I’ll repeat that I’m not interested in a debate on the merits of any given political system, much less any political party. I feel like I’ve been pretty clear about my own stance, and have basically said these 3 things:
One, people wrongly assume that if you oppose Party A, then that must mean you support Party B. This is not logically sound. I oppose the Republican party being in power, but that doesn’t mean I support the Democrats.
Two, disagreeing with “both sides” doesn’t preclude from objectively viewing them and deducing one side is objectively worse. I think the actions and policy of conservatism is more harmful to more people, and their rhetoric more toxic and hateful. This does not make me “a leftist”, and while it doesn’t offend me to be called one, it’s just objectively incorrect.
Lastly, I agree that there is too much focus on culture war and not enough on class war and on real problems. I agree that “both sides play the same game”, I agree both parties serve corporate interests, and any sort of thinking like that. This is why I oppose the right as a whole, as they almost universally run their platforms exclusively on culture war subjects. Telling me you're going to "fight wokeness" isn't a real platform.
Or in other words: if you think both sides are bad, then why do your opinions and support always favor the right? It always comes across as virtue signaling from people who are in the closet about being conservative.
As stated earlier, right-wing culture war in gaming spheres is particularly caustic, outmatched only by how laughably pathetic the complaints really are. If your support for conservatives can be boiled down to “because gamergate and pronouns in bio”, then you are ridiculous, and therefore invite ridicule. “The left got too PC and put a gay character in my favorite video game, so I changed all of my opinions about economics, social and foreign policy, education, social issues,health care, and systemic racism” - ridiculous. And as an outside observer, as I was accused of being, this is what the view of the Duke4 community looks like and what precipitated my initial reply. The response hasn't really done anything but enforce this. Again I don't think anyone has claimed that assessment being factually incorrect, only that they disagree about it being a negative assessment. If I came in here and instead complained about "the woke SJWs made the green M&M character transgender", would there have been 100+ replies?
Danukem, on 14 November 2022 - 01:50 PM, said:
It's not "at all costs" but absolutely the extent of free speech allowed does allow bad actors to take advantage at some costs. I see it as a worthwhile trade-off and a check against the staff imposing their views on the members too much, which is what tends to happen when the threshold is lowered.
Isn’t that kind of the same thing, though? “Everyone should expect to be subjected to racism, because that’s the cost of free speech on the internet”? Don’t get me wrong, I completely understand what you’re saying and where you’re coming from. I actually don’t even really disagree, re: imposing views via moderation strategy. I get it. It’s a no-win situation.

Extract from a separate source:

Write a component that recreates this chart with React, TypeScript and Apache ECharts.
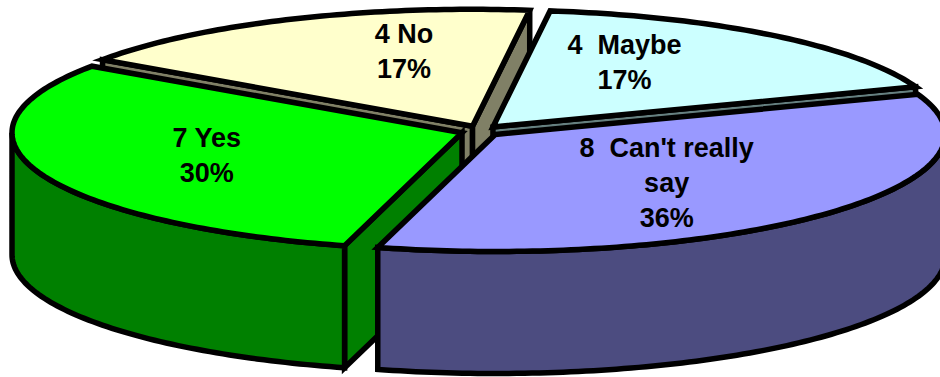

You already said you don’t wanna keep discussing the subject and that’s fine, I’m not trying to press for a response or keep this going. There’s just this common line of thinking online that toxicity, hate, insults, et cetera is both an immutable characteristic of the internet, and something everyone should be required to accept and “deal with”. That the “Modern Warfare lobby” experience is - not just is, but should be - the default state. People can say "well that's just human nature", but that's a cop out. And it’s not simply that I disagree with that, I think it’s terribly uncreative and itself enforcing a nihilistic cynicism that’s become incredibly popular in recent years.